Supplied data:
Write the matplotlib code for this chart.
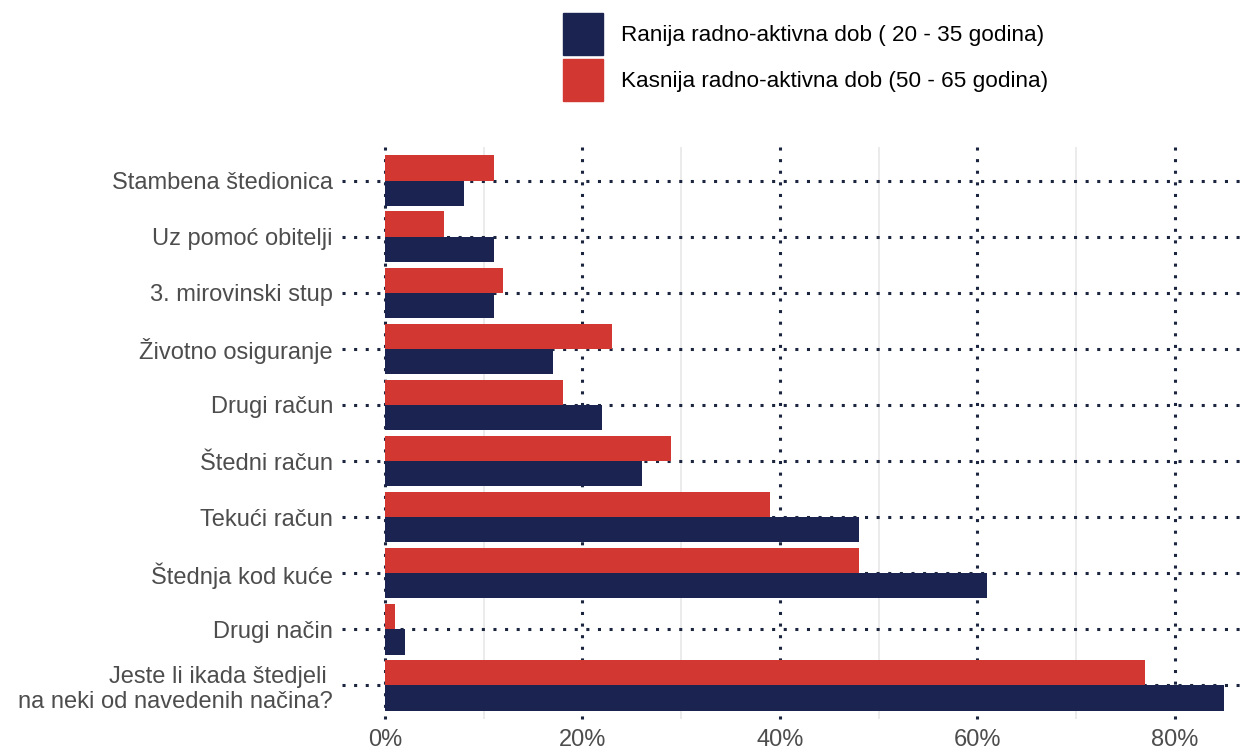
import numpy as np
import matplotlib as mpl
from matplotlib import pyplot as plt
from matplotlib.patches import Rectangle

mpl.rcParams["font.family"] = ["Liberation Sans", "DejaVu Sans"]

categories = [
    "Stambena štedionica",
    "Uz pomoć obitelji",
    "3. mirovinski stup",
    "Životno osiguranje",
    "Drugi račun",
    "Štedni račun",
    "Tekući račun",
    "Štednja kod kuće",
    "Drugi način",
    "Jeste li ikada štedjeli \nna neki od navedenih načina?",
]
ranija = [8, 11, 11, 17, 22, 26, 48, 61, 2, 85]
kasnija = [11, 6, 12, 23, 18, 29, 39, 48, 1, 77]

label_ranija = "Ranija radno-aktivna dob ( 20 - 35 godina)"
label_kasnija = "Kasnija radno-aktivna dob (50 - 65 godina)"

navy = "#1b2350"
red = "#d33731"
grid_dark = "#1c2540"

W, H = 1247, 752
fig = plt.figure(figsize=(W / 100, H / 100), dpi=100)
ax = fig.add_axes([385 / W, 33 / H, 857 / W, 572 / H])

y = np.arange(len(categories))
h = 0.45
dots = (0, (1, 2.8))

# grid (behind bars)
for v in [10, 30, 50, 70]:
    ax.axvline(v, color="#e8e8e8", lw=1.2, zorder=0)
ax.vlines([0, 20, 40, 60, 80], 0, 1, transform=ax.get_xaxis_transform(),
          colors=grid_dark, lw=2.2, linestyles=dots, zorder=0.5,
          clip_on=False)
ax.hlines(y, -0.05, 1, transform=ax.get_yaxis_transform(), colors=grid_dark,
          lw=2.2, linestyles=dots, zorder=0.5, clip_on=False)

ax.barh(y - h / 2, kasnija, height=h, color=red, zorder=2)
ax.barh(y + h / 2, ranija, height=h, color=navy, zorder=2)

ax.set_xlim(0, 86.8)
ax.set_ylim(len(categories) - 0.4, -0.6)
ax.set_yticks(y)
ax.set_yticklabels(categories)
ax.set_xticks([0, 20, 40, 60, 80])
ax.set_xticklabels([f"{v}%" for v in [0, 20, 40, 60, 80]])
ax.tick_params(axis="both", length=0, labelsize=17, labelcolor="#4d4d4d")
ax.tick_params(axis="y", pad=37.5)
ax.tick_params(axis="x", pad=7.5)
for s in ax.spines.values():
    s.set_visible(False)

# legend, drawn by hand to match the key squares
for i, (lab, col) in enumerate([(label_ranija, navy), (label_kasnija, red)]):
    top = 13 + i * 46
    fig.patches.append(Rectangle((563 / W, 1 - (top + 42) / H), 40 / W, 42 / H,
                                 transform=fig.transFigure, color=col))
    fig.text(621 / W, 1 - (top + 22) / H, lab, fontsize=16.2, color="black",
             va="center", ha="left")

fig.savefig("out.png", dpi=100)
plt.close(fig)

Your objective: Give the data again exactly as written, with all pictures left out.

Answer below:
Write the matplotlib code for this chart.
import numpy as np
import matplotlib as mpl
from matplotlib import pyplot as plt
from matplotlib.patches import Rectangle

mpl.rcParams["font.family"] = ["Liberation Sans", "DejaVu Sans"]

categories = [
    "Stambena štedionica",
    "Uz pomoć obitelji",
    "3. mirovinski stup",
    "Životno osiguranje",
    "Drugi račun",
    "Štedni račun",
    "Tekući račun",
    "Štednja kod kuće",
    "Drugi način",
    "Jeste li ikada štedjeli \nna neki od navedenih načina?",
]
ranija = [8, 11, 11, 17, 22, 26, 48, 61, 2, 85]
kasnija = [11, 6, 12, 23, 18, 29, 39, 48, 1, 77]

label_ranija = "Ranija radno-aktivna dob ( 20 - 35 godina)"
label_kasnija = "Kasnija radno-aktivna dob (50 - 65 godina)"

navy = "#1b2350"
red = "#d33731"
grid_dark = "#1c2540"

W, H = 1247, 752
fig = plt.figure(figsize=(W / 100, H / 100), dpi=100)
ax = fig.add_axes([385 / W, 33 / H, 857 / W, 572 / H])

y = np.arange(len(categories))
h = 0.45
dots = (0, (1, 2.8))

# grid (behind bars)
for v in [10, 30, 50, 70]:
    ax.axvline(v, color="#e8e8e8", lw=1.2, zorder=0)
ax.vlines([0, 20, 40, 60, 80], 0, 1, transform=ax.get_xaxis_transform(),
          colors=grid_dark, lw=2.2, linestyles=dots, zorder=0.5,
          clip_on=False)
ax.hlines(y, -0.05, 1, transform=ax.get_yaxis_transform(), colors=grid_dark,
          lw=2.2, linestyles=dots, zorder=0.5, clip_on=False)

ax.barh(y - h / 2, kasnija, height=h, color=red, zorder=2)
ax.barh(y + h / 2, ranija, height=h, color=navy, zorder=2)

ax.set_xlim(0, 86.8)
ax.set_ylim(len(categories) - 0.4, -0.6)
ax.set_yticks(y)
ax.set_yticklabels(categories)
ax.set_xticks([0, 20, 40, 60, 80])
ax.set_xticklabels([f"{v}%" for v in [0, 20, 40, 60, 80]])
ax.tick_params(axis="both", length=0, labelsize=17, labelcolor="#4d4d4d")
ax.tick_params(axis="y", pad=37.5)
ax.tick_params(axis="x", pad=7.5)
for s in ax.spines.values():
    s.set_visible(False)

# legend, drawn by hand to match the key squares
for i, (lab, col) in enumerate([(label_ranija, navy), (label_kasnija, red)]):
    top = 13 + i * 46
    fig.patches.append(Rectangle((563 / W, 1 - (top + 42) / H), 40 / W, 42 / H,
                                 transform=fig.transFigure, color=col))
    fig.text(621 / W, 1 - (top + 22) / H, lab, fontsize=16.2, color="black",
             va="center", ha="left")

fig.savefig("out.png", dpi=100)
plt.close(fig)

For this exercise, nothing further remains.